Applicants received emails from New Plymouth-based recruitment agency Atlas saying: “we anticipate a large response”.

E Tu union organiser Ross Henderson.

JONATHAN CAMERON

E Tu union organiser Ross Henderson.

INZ general manager Peter Elms said internally advertising roles would “raise some concerns for us – we would have to be absolutely satisfied any subsequent kind of advertisement and recruitment process had been fair and equitable and not pre-determined.”

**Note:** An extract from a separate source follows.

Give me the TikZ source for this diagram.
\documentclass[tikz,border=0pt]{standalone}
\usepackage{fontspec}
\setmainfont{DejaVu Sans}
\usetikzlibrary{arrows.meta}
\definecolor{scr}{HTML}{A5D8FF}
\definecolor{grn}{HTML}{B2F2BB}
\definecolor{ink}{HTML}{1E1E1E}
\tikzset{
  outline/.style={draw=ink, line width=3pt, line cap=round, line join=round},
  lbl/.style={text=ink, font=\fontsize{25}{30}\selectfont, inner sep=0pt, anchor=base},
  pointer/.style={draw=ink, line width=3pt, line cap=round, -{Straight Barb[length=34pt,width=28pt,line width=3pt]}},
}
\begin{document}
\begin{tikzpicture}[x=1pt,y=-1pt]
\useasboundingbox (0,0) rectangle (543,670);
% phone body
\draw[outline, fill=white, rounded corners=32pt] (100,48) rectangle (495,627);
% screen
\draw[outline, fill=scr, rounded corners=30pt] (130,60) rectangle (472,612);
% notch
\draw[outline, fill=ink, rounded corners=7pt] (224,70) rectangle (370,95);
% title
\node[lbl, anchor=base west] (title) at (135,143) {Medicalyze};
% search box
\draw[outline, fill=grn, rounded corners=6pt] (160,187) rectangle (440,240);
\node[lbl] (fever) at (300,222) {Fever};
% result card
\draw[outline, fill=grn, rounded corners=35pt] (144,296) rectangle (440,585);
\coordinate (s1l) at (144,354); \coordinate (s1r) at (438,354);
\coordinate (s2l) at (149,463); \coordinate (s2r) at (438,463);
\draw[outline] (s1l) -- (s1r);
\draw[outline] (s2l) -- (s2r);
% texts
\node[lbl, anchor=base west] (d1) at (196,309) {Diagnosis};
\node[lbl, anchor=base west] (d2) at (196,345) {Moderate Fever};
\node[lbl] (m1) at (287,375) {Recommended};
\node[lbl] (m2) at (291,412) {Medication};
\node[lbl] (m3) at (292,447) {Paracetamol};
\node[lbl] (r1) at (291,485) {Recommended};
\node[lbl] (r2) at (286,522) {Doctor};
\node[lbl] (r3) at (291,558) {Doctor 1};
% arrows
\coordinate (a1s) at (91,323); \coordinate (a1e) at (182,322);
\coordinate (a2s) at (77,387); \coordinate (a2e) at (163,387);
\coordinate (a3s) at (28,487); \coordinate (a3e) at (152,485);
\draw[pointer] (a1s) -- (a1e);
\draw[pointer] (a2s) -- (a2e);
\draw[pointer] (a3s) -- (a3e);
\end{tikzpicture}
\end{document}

The circular, from then COSL chief executive Jorge Arnesen, announced the Prospector contract and said “in order to execute this contract in a safe and professional manner, COSL will also mobilise experienced key personnel from the North Sea” and asked candidates to email the HR director, Osvald Borgen. Another email said they needed “about 30 key personnel .. to manage the operations”, listing the roles – many of them similar to those in the online advert.

COSL have a rig already in NZ, called Boss. It similarly advertised roles for that rig on Seek, and ended up with 37 overseas crew and 66 Kiwis. 

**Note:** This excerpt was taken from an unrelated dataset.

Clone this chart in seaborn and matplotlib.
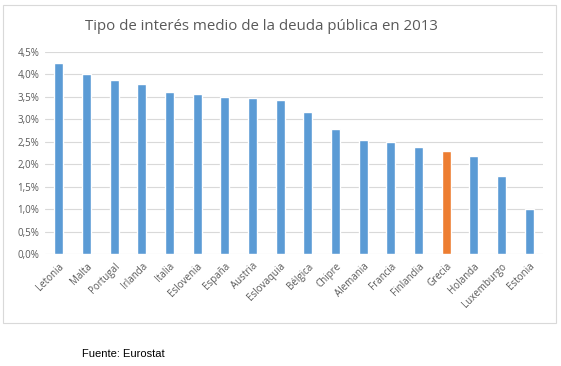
import matplotlib
matplotlib.use('Agg')
import matplotlib.pyplot as plt
import seaborn as sb
from matplotlib.patches import Rectangle

# datos (Eurostat, 2013)
paises = ['Letonia', 'Malta', 'Portugal', 'Irlanda', 'Italia', 'Eslovenia', 'España',
          'Austria', 'Eslovaquia', 'Bélgica', 'Chipre', 'Alemania', 'Francia',
          'Finlandia', 'Grecia', 'Holanda', 'Luxemburgo', 'Estonia']
tipos = [4.26, 4.00, 3.87, 3.78, 3.60, 3.56, 3.50, 3.47, 3.43, 3.16, 2.78, 2.54,
         2.50, 2.38, 2.29, 2.19, 1.73, 1.01]
destacado = 'Grecia'
yticks = [0.0, 0.5, 1.0, 1.5, 2.0, 2.5, 3.0, 3.5, 4.0, 4.5]

azul = '#5B9BD5'
naranja = '#ED7D31'
gris = '#595959'

sb.set_theme(style='white')
plt.rcParams['font.family'] = ['Open Sans', 'DejaVu Sans']

fig = plt.figure(figsize=(5.61, 3.66), dpi=100)
ax = fig.add_axes([0.080, 0.306, 0.888, 0.552])

colores = {p: (naranja if p == destacado else azul) for p in paises}
sb.barplot(x=paises, y=tipos, hue=paises, palette=colores, legend=False,
           width=0.33, saturation=1, ax=ax)

ax.set_ylim(0, 4.5)
ax.set_yticks(yticks)
ax.set_yticklabels([('%.1f%%' % v).replace('.', ',') for v in yticks],
                   fontsize=7, color=gris)
ax.set_xticks(range(len(paises)))
ax.set_xticklabels(paises, rotation=45, ha='right', rotation_mode='anchor',
                   fontsize=7, color=gris)
ax.tick_params(axis='y', length=0, pad=4)
ax.tick_params(axis='x', length=0, pad=5)
ax.set_xlim(-0.5, len(paises) - 0.5)
ax.yaxis.grid(True, color='#D9D9D9', linewidth=0.8)
ax.set_axisbelow(True)
for s in ax.spines.values():
    s.set_visible(False)
ax.set_xlabel('')
ax.set_ylabel('')

# marco del gráfico
fig.patches.append(Rectangle((3 / 561, 1 - 323 / 366), 553 / 561, 318 / 366,
                             transform=fig.transFigure, fill=False,
                             edgecolor='#D9D9D9', linewidth=0.8))

fig.text(261 / 561, 1 - 27 / 366, 'Tipo de interés medio de la deuda pública en 2013',
         ha='center', va='center', fontsize=10.8, color=gris)
fig.text(82 / 561, 1 - 354 / 366, 'Fuente: Eurostat', ha='left', va='center',
         fontsize=8, color='black', family=['Liberation Sans', 'DejaVu Sans'])

fig.savefig('out.png', dpi=100)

In an email to Stuff, Borgen said the rig required a “high degree of rig-specific competence in order to operate safely and effectively”.

He admitted there was an internal application process for candidates to take the rig to New Zealand and set it up but that process was “rig-specific knowledge and competence, and not nationality”.

“To operate a highly advanced rig in an area like New Zealand represents a huge responsibility to any rig owner,” he said.

Several senior roles would come from COSL staff because “there is no other way”. He said 46 of the 63 staff on the rig at any time would be locals and said they would commit to hiring and training more into senior roles.

Elms said the company had asked for 66 visas and told Immigration NZ they would hire 98 locals. He said in general, most of the 98 roles were lower technical positions and the 66 were senior posts.

The Prospector is a relatively new rig: in 2014 it departed the Shandong province of China, bound for Norway.

CHINAFOTOPRESS

The Prospector is a relatively new rig: in 2014 it departed the Shandong province of China, bound for Norway.

Elms said as most were highly-specialised, INZ needed to see if there were Kiwis available to fill them and would be asking questions of the company’s recruitment process and consulting unions, MSD, Worksafe and the Labour Inspectorate, and why the men who spoke to Stuff had not been hired, and would ask the company for “concrete promises around training New Zealanders”.

NZ Merchant Service Guild general secretary, Helen McAra, wrote to Immigration NZ opposing the visas, saying the company had been “disingenuous” in advertising the jobs in New Zealand when they appeared to have already been recruited offshore. “We are relying heavily on INZ to ensure that New Zealanders are not shut out of this work in their own waters.”

McAra wanted INZ to check the dates of the overseas offers, and check CVs to see if they were superior. If there was a specific skill shortage, INZ should time-limit visas and demand Kiwis be trained up to replace overseas staff. She said four Australians with the ability to hold the senior roles on the rig had been appointed to lowest-ranked officer roles as a ‘token’ to “earn some sympathy” and “to provide some comfort to INZ that at least ‘some’ local officers have been employed, albeit in the lowest possible ranks.”

A senior organiser at the Aviation and Marine Engineers Association, Stan Renwick, said a recurring issue was his union offering to provide complete crews to overseas vessels, and instead being asked for only a handful of staff. Renwick said he always opposed such visa applications because there were plentiful skilled Kiwi staff. “But we haven’t ever been able to secure the top positions…They want their own people.”

COSL already have the BOSS rig drilling off the Taranaki coast.

ANDY JACKSON/STUFF

COSL already have the BOSS rig drilling off the Taranaki coast.

Taranaki organiser for E Tu Union, Ross Henderson, said it was standard practise for rig companies to bring their own senior staff and only hire lower and mid-ranked staff locally.

Atlas Recruitment general manager David Bishop said Atlas followed industry-standard practices and their recruitment had been “very thorough, extensive and genuine in nature – it could not have been further from being a ‘box-ticking’ exercise” and they had assisted a “significant number” of Kiwis into jobs. Bishop said the rig had many systems and equipment unfamiliar to many Kiwi applicants. 

Prospector will drill in the Tui oilfield off the Taranaki coast. It left Bergen, Norway, in February and will arrive here in late May or early June, and after Taranaki it may also drill in the Southern Basin off Dunedin.